L’arrestation et le placement en garde à vue spectaculaires de Carlos Ghosn interrogent sur le fonctionnement de la justice japonaise. Peu concernés jusqu’alors, les dirigeants étrangers découvrent à présent ce qu’ils risquent.
Depuis l’arrestation, en novembre dernier, du patron de Renault-Nissan Carlos Ghosn au Japon, les révélations concernant la procédure pénale japonaise ont stupéfait bien des dirigeants étrangers. D’une singulière dureté, cette procédure a de quoi inquiéter ceux amenés à se déplacer au Japon. «En réalité, les poursuites criminelles au Japon, particulièrement pour la délinquance en col blanc, sont rares», assure Jean-Denis Marx, associé du cabinet Baker McKenzie à Tokyo. «Le cas de Carlos Ghosn est très singulier, confirme son confrère Laurent Dubois, associé de TMI Associates. Il n’y a pas à ma connaissance d’autre dirigeant d’entreprise étrangère emprisonné au Japon pour des délits économiques.»

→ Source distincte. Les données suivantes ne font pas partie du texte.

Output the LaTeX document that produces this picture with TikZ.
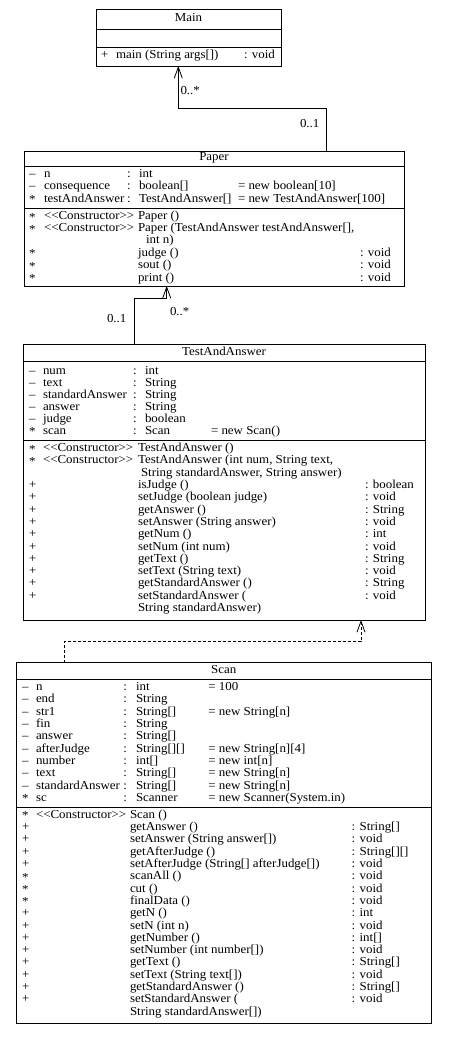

La surpuissance du procureur
Rien à voir donc avec l’extraterritorialité du droit américain et le risque de se voir reprocher un délit n’ayant qu’un lointain rattachement avec le Japon pour tomber dans ses geôles. «Comparé à la plupart des systèmes occidentaux, le rôle du procureur au Japon est surpuissant par rapport à celui de l’avocat et du juge. Il est le seul maître de la procédure et a tous les pouvoirs, explique Jean-Denis Marx. Mais il a une fragilité, sa réputation, qu’il doit prendre soin de conserver intacte. C’est ce qui explique le soin minutieux avec lequel il choisit et travaille ses dossiers.» La contrepartie de sa surpuissance, c’est la parcimonie avec laquelle il l’utilise. Pour espérer déclencher une procédure, quand on s’estime victime d’un délit économique, il faut passer des mois, voire des années à constituer un dossier très solide et le déposer sur le bureau des policiers ou des procureurs. Ce qu’a précisément fait Nissan.